A contemporary curiosity
What film depicts corrupt politicians and businessmen controlling a vast local resource but enduring a sometimes-hapless yet attractive detective investigating a murder involving those community leaders? If you said "Chinatown," you'd be correct; if you said "Silver City," you'd also be correct. There are other similarities such as both have stars with last names Huston, and justice is long coming. Beyond that, there is no qualitative similarity: Roman Polanski's "Chinatown" is a classic; John Sayles' "Silver City" is a contemporary curiosity.

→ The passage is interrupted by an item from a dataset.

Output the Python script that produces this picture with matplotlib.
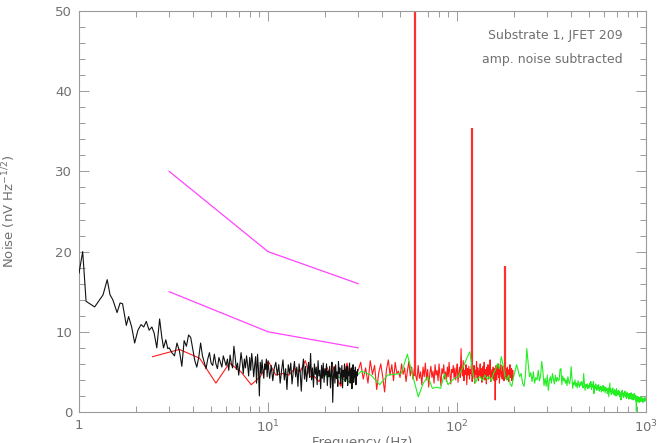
import numpy as np
import matplotlib
matplotlib.use("Agg")
import matplotlib.pyplot as plt
from matplotlib.ticker import FixedLocator, FixedFormatter, MultipleLocator

# ---------------- data ----------------
# black: low-frequency part (explicit) and dense part on a uniform grid
black_f_low = [1.00, 1.046, 1.09, 1.21, 1.34, 1.41, 1.46, 1.51, 1.59, 1.65, 1.70, 1.78,
               1.83, 1.90, 1.97, 2.05, 2.13, 2.20, 2.27, 2.35, 2.43, 2.50, 2.58, 2.67,
               2.74, 2.80, 2.88, 2.95]
black_v_low = [17.3, 20.0, 13.8, 13.1, 14.6, 16.5, 14.6, 14.0, 12.4, 13.6, 13.5, 10.8,
               11.9, 10.6, 8.6, 10.2, 10.9, 10.6, 11.3, 10.2, 10.6, 9.8, 8.0, 11.6,
               9.4, 8.0, 9.0, 7.9]
black_f_mid = np.arange(3.0, 9.95, 0.1)
black_v_mid = [8.0, 7.4, 7.0, 8.6, 7.6, 5.7, 8.9, 8.2, 9.6, 9.3,
               7.8, 6.4, 5.6, 6.8, 8.6, 7.0, 6.2, 5.4, 6.6, 7.4,
               6.1, 5.8, 7.2, 6.0, 5.4, 6.8, 6.2, 5.6, 7.0, 6.4,
               5.8, 6.6, 5.2, 7.1, 6.0, 5.5, 8.2, 6.9, 5.3, 6.1,
               4.6, 5.9, 7.4, 6.3, 4.8, 6.6, 5.5, 7.0, 5.9, 4.5,
               6.8, 5.2, 7.3, 6.1, 4.4, 5.8, 6.9, 3.6, 7.2, 5.4,
               2.0, 6.2, 4.8, 6.5, 5.1, 4.2, 6.0, 5.3, 6.6, 4.4]
black_f_high = np.arange(10.0, 29.9, 0.2)
black_v_high = [6.4, 4.2, 5.8, 3.9, 5.5, 6.2, 4.6, 5.9, 3.6, 5.2,
                6.5, 4.0, 5.4, 2.8, 5.9, 4.8, 6.1, 3.5, 5.0, 6.3,
                4.4, 5.6, 3.2, 6.0, 4.9, 2.6, 5.3, 6.6, 4.1, 5.7,
                3.8, 5.1, 6.2, 4.3, 7.3, 4.0, 5.5, 3.1, 6.0, 4.7,
                5.6, 3.4, 6.4, 4.5, 5.2, 2.9, 5.8, 4.2, 6.1, 3.7,
                5.4, 4.6, 6.0, 3.3, 5.1, 4.4, 5.7, 3.0, 4.9, 6.2,
                1.2, 4.5, 5.6, 3.6, 5.9, 4.2, 5.0, 3.2, 6.3, 4.8,
                5.5, 3.5, 4.6, 5.8, 3.0, 5.2, 4.4, 6.0, 3.8, 5.3,
                4.1, 5.7, 3.3, 5.0, 4.6, 6.1, 3.6, 4.9, 5.5, 2.9,
                4.8, 5.9, 3.7, 5.2, 4.3, 5.6, 3.4, 5.0, 4.5, 5.3]

# red: uniform frequency grid from 2.45 Hz
red_f = np.arange(2.45, 199.5, 0.95)
red_v = [6.9, 7.8, 6.7, 3.6, 6.1, 5.0, 3.4, 4.4, 6.3, 4.6,
         4.8, 4.6, 5.4, 5.0, 6.4, 4.4, 4.4, 3.8, 4.6, 5.6,
         4.4, 5.7, 4.0, 3.2, 4.8, 6.1, 4.4, 5.6, 3.9, 5.2,
         6.2, 4.1, 5.5, 3.6, 6.4, 4.7, 5.8, 2.8, 4.9, 6.0,
         4.4, 2.5, 5.3, 6.5, 4.6, 5.9, 3.9, 6.2, 4.8, 5.1,
         4.3, 6.0, 4.7, 5.5, 3.8, 5.2, 6.3, 4.5, 5.6, 4.1,
         5.4, 4.6, 3.9, 5.8, 4.2, 5.0, 3.4, 5.6, 4.4, 6.1,
         4.0, 5.3, 3.1, 4.8, 5.7, 4.3, 5.1, 3.6, 5.9, 4.6,
         5.2, 3.9, 6.0, 4.5, 3.3, 5.4, 4.8, 5.9, 4.1, 5.0,
         3.8, 5.6, 4.4, 6.2, 4.7, 3.5, 5.3, 4.9, 5.8, 4.2,
         5.5, 4.0, 5.1, 6.0, 3.7, 4.8, 5.6, 4.3, 7.9, 5.0,
         4.5, 6.4, 3.9, 5.2, 4.7, 5.9, 3.4, 5.4, 4.6, 5.7,
         4.1, 5.3, 4.8, 6.1, 3.8, 5.0, 4.4, 5.8, 3.6, 5.2,
         4.7, 6.3, 4.2, 5.5, 3.9, 5.1, 4.6, 6.0, 4.3, 5.4,
         3.7, 4.9, 5.7, 4.4, 6.2, 4.0, 5.3, 4.8, 3.5, 5.6,
         4.5, 5.9, 4.1, 5.2, 4.7, 6.5, 3.8, 5.0, 4.4, 5.3,
         4.2, 5.6, 4.9, 3.9, 5.4, 1.5, 4.6, 5.8, 4.0, 5.1,
         4.7, 6.0, 4.3, 5.5, 3.6, 5.2, 4.8, 5.9, 4.4, 5.0,
         4.1, 5.7, 4.6, 5.3, 3.9, 5.0, 4.5, 5.8, 4.2, 5.4,
         4.8, 4.0, 5.6, 4.4, 5.1, 3.8, 5.3, 4.7, 5.9, 4.3,
         5.0, 4.5, 5.4, 3.9, 4.8, 5.2, 4.6, 4.4]

# red mains-pickup lines
spike_f = [60.0, 120.0, 180.0]
spike_v = [52.0, 35.4, 18.2]

# green: uniform frequency grid from 19.5 Hz
green_f = np.arange(19.5, 1000.0, 3.9)
green_v = [4.5, 4.4, 3.7, 5.1, 4.6, 3.4, 4.6, 4.7, 4.8, 7.2,
           4.4, 1.9, 3.6, 4.4, 2.95, 3.1, 2.95, 4.8, 3.4, 3.9,
           4.2, 4.4, 5.2, 5.9, 6.8, 7.5, 5.0, 3.6, 4.2, 4.4,
           3.9, 4.6, 4.1, 4.4, 3.8, 4.8, 5.3, 6.0, 5.4, 6.9,
           5.8, 4.4, 4.0, 4.6, 3.5, 3.2, 4.3, 5.1, 5.9, 5.2,
           4.4, 4.8, 3.6, 3.2, 4.5, 7.9, 6.2, 4.4, 4.9, 3.8,
           5.0, 3.6, 4.3, 4.0, 5.2, 3.9, 4.5, 6.3, 5.1, 3.3,
           4.2, 3.2, 4.6, 2.7, 3.9, 4.4, 3.6, 4.8, 4.1, 3.5,
           4.6, 3.8, 4.3, 3.9, 4.0, 5.3, 5.4, 3.4, 4.5, 3.9,
           4.2, 3.6, 4.0, 3.3, 4.4, 3.8, 3.5, 4.1, 5.65, 4.3,
           2.95, 3.7, 3.4, 4.0, 3.2, 3.6, 3.0, 3.9, 3.4, 3.1,
           3.7, 3.3, 3.8, 3.5, 3.0, 4.8, 3.6, 2.7, 3.4, 3.1,
           3.5, 2.9, 3.3, 3.0, 3.6, 3.2, 3.8, 2.8, 3.4, 3.1,
           3.8, 2.3, 3.3, 2.9, 3.5, 3.0, 2.7, 3.3, 2.9, 3.4,
           2.6, 3.1, 2.8, 3.2, 2.5, 3.0, 2.7, 3.3, 2.6, 3.2,
           2.8, 2.4, 3.1, 2.7, 2.9, 2.3, 2.6, 3.0, 1.9, 2.8,
           3.6, 2.5, 2.9, 2.2, 2.7, 2.4, 3.0, 2.3, 2.6, 2.1,
           2.8, 2.4, 2.6, 2.0, 2.9, 2.3, 2.5, 2.1, 2.7, 2.2,
           2.6, 1.9, 2.4, 2.1, 1.5, 2.5, 2.2, 2.7, 2.0, 2.3,
           1.8, 2.4, 2.1, 2.6, 1.9, 2.2, 2.5, 1.7, 2.3, 2.0,
           2.4, 1.8, 2.1, 1.6, 2.3, 1.9, 2.2, 1.7, 2.0, 2.4,
           1.6, 2.1, 1.8, 2.2, 1.5, 2.0, 1.7, 2.3, 1.6, 1.9,
           2.1, 1.4, 1.9, 0.1, 2.0, 1.6, 1.8, 1.3, 1.9, 1.5,
           1.7, 1.2, 1.8, 1.4, 1.6, 1.9, 1.3, 1.7, 1.5, 1.8,
           1.4, 1.6, 1.2, 1.7, 1.5, 1.3, 1.6, 1.4, 1.8, 1.5,
           1.6, 1.4]

# magenta reference lines
ref_f = [3.0, 10.0, 30.0]
ref_upper = [30.0, 20.0, 16.0]
ref_lower = [15.0, 10.0, 8.0]

xtick_vals = [1, 10, 100, 1000]
xtick_labels = ['1', r'$\mathregular{10^1}$', r'$\mathregular{10^2}$', r'$\mathregular{10^3}$']
ann_lines = ['Substrate 1, JFET 209', 'amp. noise subtracted']

# ---------------- plot ----------------
TXT = '#707070'
AX = '#9a9a9a'
plt.rcParams['font.family'] = ['DejaVu Sans']
fig = plt.figure(figsize=(6.58, 4.43), dpi=100)
ax = fig.add_axes([79/658, 1-412/443, (646-79)/658, (412-11)/443])

black_f = np.concatenate([black_f_low, black_f_mid[:len(black_v_mid)], black_f_high[:len(black_v_high)]])
black_v = np.concatenate([black_v_low, black_v_mid, black_v_high])

ax.plot(red_f[:len(red_v)], red_v, color='#ff1a1a', lw=0.8, zorder=2)
ax.vlines(spike_f, 4.5, spike_v, color='#ff3030', lw=1.6, zorder=2)
ax.plot(black_f, black_v, color='#111111', lw=0.8, zorder=3)
ax.plot(green_f[:len(green_v)], green_v, color='#22ee22', lw=0.8, zorder=2.5)
ax.plot(ref_f, ref_upper, color='#ff44ff', lw=0.9, zorder=4)
ax.plot(ref_f, ref_lower, color='#ff44ff', lw=0.9, zorder=4)

ax.set_xscale('log')
ax.set_xlim(1, 1000)
ax.set_ylim(0, 50)
ax.xaxis.set_major_locator(FixedLocator(xtick_vals))
ax.xaxis.set_major_formatter(FixedFormatter(xtick_labels))
ax.yaxis.set_major_locator(MultipleLocator(10))
ax.yaxis.set_minor_locator(MultipleLocator(2))

for s in ax.spines.values():
    s.set_color(AX)
    s.set_linewidth(0.8)
ax.tick_params(which='both', direction='in', top=True, right=True, color=AX,
               labelcolor=TXT, labelsize=9.5, width=0.7)
ax.tick_params(which='major', length=7, pad=5)
ax.tick_params(which='minor', length=4)

ax.set_ylabel(r'Noise (nV Hz$^{\mathregular{-1/2}}$)', color=TXT, fontsize=9.5)
ax.yaxis.set_label_coords(-0.108, 0.5)
ax.set_xlabel('Frequency (Hz)', color=TXT, fontsize=9.5)
ax.xaxis.set_label_coords(0.5, -0.06)

ax.text(0.959, 0.940, ann_lines[0], transform=ax.transAxes, ha='right', va='center',
        color=TXT, fontsize=9)
ax.text(0.959, 0.880, ann_lines[1], transform=ax.transAxes, ha='right', va='center',
        color=TXT, fontsize=9)

fig.savefig('out.png', dpi=100)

"Contemporary" because the liberal Sayles writes and directs about a political campaign for the governorship of Colorado that barely disguises its protagonists as George Bush (Chris Cooper) and Karl Rove (Richard Dreyfuss) knockoffs. Cooper's candidate has halting, incomplete, and scripted sentences, undoubtedly the speech patterns of Bush. The manipulative and effective machinations of Dreyfuss's operative are patently those of the infamous Bush campaign mastermind.
The story and dialogue are undistinguished, as if they count on the audience to be mesmerized by the broad parallels to the 2004 campaign. (See "Primary Colors" for wit and grit about the Clinton campaign, starring John Travolta.) Although Danny Huston (son of John and brother of Angelica) is a lesser Jack Nicholson, his easy-going persona works well for a detective who constantly gets himself into trouble rather than his clients out of it.
The comparison to Michael Moore's documentary "Fahrenheit 911" is inevitable. The heavy-handedness of "Silver" makes Moore's work look almost subtle, yet Sayles must be praised for his dissenting voice in parlous times for free speech. Sayles is more successful in weaving the intricate patterns of corruption in "City of Hope"; here he seems more like Moore in an overt attempt to topple a sitting president. Sayles's "Lone Star" is more believable, and that's about incest.
John, Viscount Morley in "Rousseau" wrote, "Those who would treat politics and morality apart will never understand the one or the other."
These filmmakers understand both in varying degrees of success.